>> start Recorded information

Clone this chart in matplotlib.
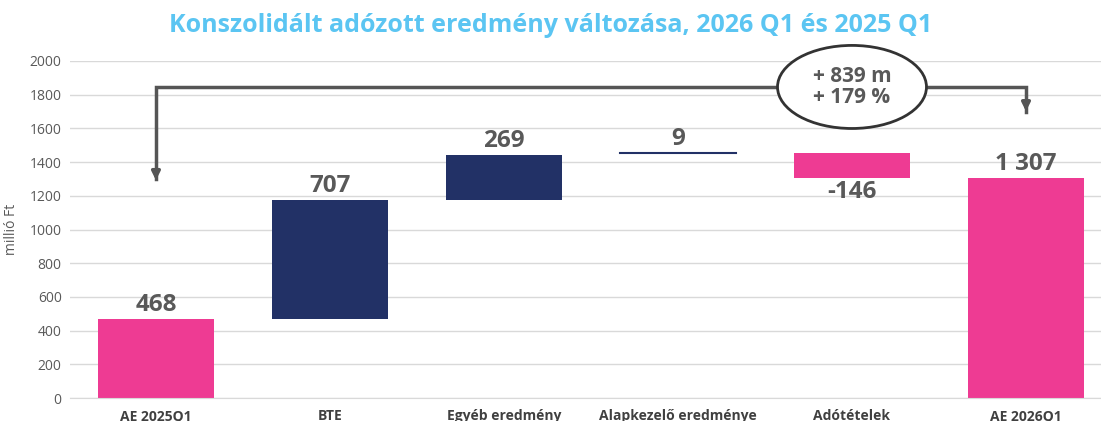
import matplotlib.pyplot as plt
from matplotlib.patches import Ellipse

categories = ['AE 2025Q1', 'BTE', 'Egyéb eredmény', 'Alapkezelő eredménye', 'Adótételek', 'AE 2026Q1']
changes = [468, 707, 269, 9, -146, 1307]
labels = ['468', '707', '269', '9', '-146', '1 307']
is_total = [True, False, False, False, False, True]
diff_text = '+ 839 m\n+ 179 %'

pink = '#EE3B93'
navy = '#223166'
grey = '#595959'

plt.rcParams['font.family'] = ['Open Sans', 'DejaVu Sans']

fig = plt.figure(figsize=(11.01, 4.21), dpi=100)
ax = fig.add_axes([70 / 1101, 23 / 421, 1031 / 1101, 337 / 421])

running = 0
for i, (cat, val, lab, tot) in enumerate(zip(categories, changes, labels, is_total)):
    if tot:
        bottom, height = 0, val
        running = val
        color = pink
    else:
        bottom, height = running, val
        running += val
        color = navy if val > 0 else pink
    if abs(val) < 20:
        ax.plot([i - 0.333, i + 0.333], [bottom + val, bottom + val], color=navy, lw=1.5)
    else:
        ax.bar(i, height, bottom=bottom, width=0.667, color=color, zorder=2)
    top = max(bottom, bottom + height)
    low = min(bottom, bottom + height)
    if val >= 0:
        ax.text(i, top + 12, lab, ha='center', va='bottom', fontsize=17.5,
                fontweight='bold', color=grey)
    else:
        ax.text(i, low - 12, lab, ha='center', va='top', fontsize=17.5,
                fontweight='bold', color=grey)

ax.set_xlim(-0.494, 5.431)
ax.set_ylim(0, 2000)
ax.set_yticks(range(0, 2001, 200))
ax.set_xticks(range(len(categories)))
ax.set_xticklabels(categories, fontsize=10, fontweight='bold', color='#404040')
ax.tick_params(axis='y', labelsize=10, colors=grey, length=0, pad=6)
ax.tick_params(axis='x', length=0, pad=8)
ax.grid(axis='y', color='#D9D9D9', lw=1, zorder=0)
ax.set_axisbelow(True)
for s in ['top', 'right', 'left']:
    ax.spines[s].set_visible(False)
ax.spines['bottom'].set_color('#D9D9D9')
ax.set_ylabel('millió Ft', fontsize=10, color=grey, labelpad=8)

# bracket with arrows
yb = 1846
ax.plot([0, 0, 5, 5], [1300, yb, yb, 1700], color='#555555', lw=2.5,
        clip_on=False, zorder=3, solid_joinstyle='miter')
for x0, y0 in [(0, 1276), (5, 1685)]:
    ax.annotate('', xy=(x0, y0), xytext=(x0, y0 + 80),
                arrowprops=dict(arrowstyle='-|>', color='#555555', lw=2.5,
                                mutation_scale=12), annotation_clip=False)
ell = Ellipse((4.0, yb), 0.856, 493, facecolor='white', edgecolor='#333333',
              lw=2, clip_on=False, zorder=4)
ax.add_patch(ell)
ax.text(4.0, yb, diff_text, ha='center', va='center', fontsize=15,
        fontweight='bold', color=grey, zorder=5, linespacing=0.95)

fig.text(0.5, 1 - 26 / 421, 'Konszolidált adózott eredmény változása, 2026 Q1 és 2025 Q1',
         ha='center', va='center', fontsize=18, fontweight='bold', color='#5BC5F2')

fig.savefig('out.png', dpi=100)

>> end Recorded information

- Stated problem -
Write the material out again exactly as it appears, dropping the pictures.

- Worked solution -
Clone this chart in matplotlib.
import matplotlib.pyplot as plt
from matplotlib.patches import Ellipse

categories = ['AE 2025Q1', 'BTE', 'Egyéb eredmény', 'Alapkezelő eredménye', 'Adótételek', 'AE 2026Q1']
changes = [468, 707, 269, 9, -146, 1307]
labels = ['468', '707', '269', '9', '-146', '1 307']
is_total = [True, False, False, False, False, True]
diff_text = '+ 839 m\n+ 179 %'

pink = '#EE3B93'
navy = '#223166'
grey = '#595959'

plt.rcParams['font.family'] = ['Open Sans', 'DejaVu Sans']

fig = plt.figure(figsize=(11.01, 4.21), dpi=100)
ax = fig.add_axes([70 / 1101, 23 / 421, 1031 / 1101, 337 / 421])

running = 0
for i, (cat, val, lab, tot) in enumerate(zip(categories, changes, labels, is_total)):
    if tot:
        bottom, height = 0, val
        running = val
        color = pink
    else:
        bottom, height = running, val
        running += val
        color = navy if val > 0 else pink
    if abs(val) < 20:
        ax.plot([i - 0.333, i + 0.333], [bottom + val, bottom + val], color=navy, lw=1.5)
    else:
        ax.bar(i, height, bottom=bottom, width=0.667, color=color, zorder=2)
    top = max(bottom, bottom + height)
    low = min(bottom, bottom + height)
    if val >= 0:
        ax.text(i, top + 12, lab, ha='center', va='bottom', fontsize=17.5,
                fontweight='bold', color=grey)
    else:
        ax.text(i, low - 12, lab, ha='center', va='top', fontsize=17.5,
                fontweight='bold', color=grey)

ax.set_xlim(-0.494, 5.431)
ax.set_ylim(0, 2000)
ax.set_yticks(range(0, 2001, 200))
ax.set_xticks(range(len(categories)))
ax.set_xticklabels(categories, fontsize=10, fontweight='bold', color='#404040')
ax.tick_params(axis='y', labelsize=10, colors=grey, length=0, pad=6)
ax.tick_params(axis='x', length=0, pad=8)
ax.grid(axis='y', color='#D9D9D9', lw=1, zorder=0)
ax.set_axisbelow(True)
for s in ['top', 'right', 'left']:
    ax.spines[s].set_visible(False)
ax.spines['bottom'].set_color('#D9D9D9')
ax.set_ylabel('millió Ft', fontsize=10, color=grey, labelpad=8)

# bracket with arrows
yb = 1846
ax.plot([0, 0, 5, 5], [1300, yb, yb, 1700], color='#555555', lw=2.5,
        clip_on=False, zorder=3, solid_joinstyle='miter')
for x0, y0 in [(0, 1276), (5, 1685)]:
    ax.annotate('', xy=(x0, y0), xytext=(x0, y0 + 80),
                arrowprops=dict(arrowstyle='-|>', color='#555555', lw=2.5,
                                mutation_scale=12), annotation_clip=False)
ell = Ellipse((4.0, yb), 0.856, 493, facecolor='white', edgecolor='#333333',
              lw=2, clip_on=False, zorder=4)
ax.add_patch(ell)
ax.text(4.0, yb, diff_text, ha='center', va='center', fontsize=15,
        fontweight='bold', color=grey, zorder=5, linespacing=0.95)

fig.text(0.5, 1 - 26 / 421, 'Konszolidált adózott eredmény változása, 2026 Q1 és 2025 Q1',
         ha='center', va='center', fontsize=18, fontweight='bold', color='#5BC5F2')

fig.savefig('out.png', dpi=100)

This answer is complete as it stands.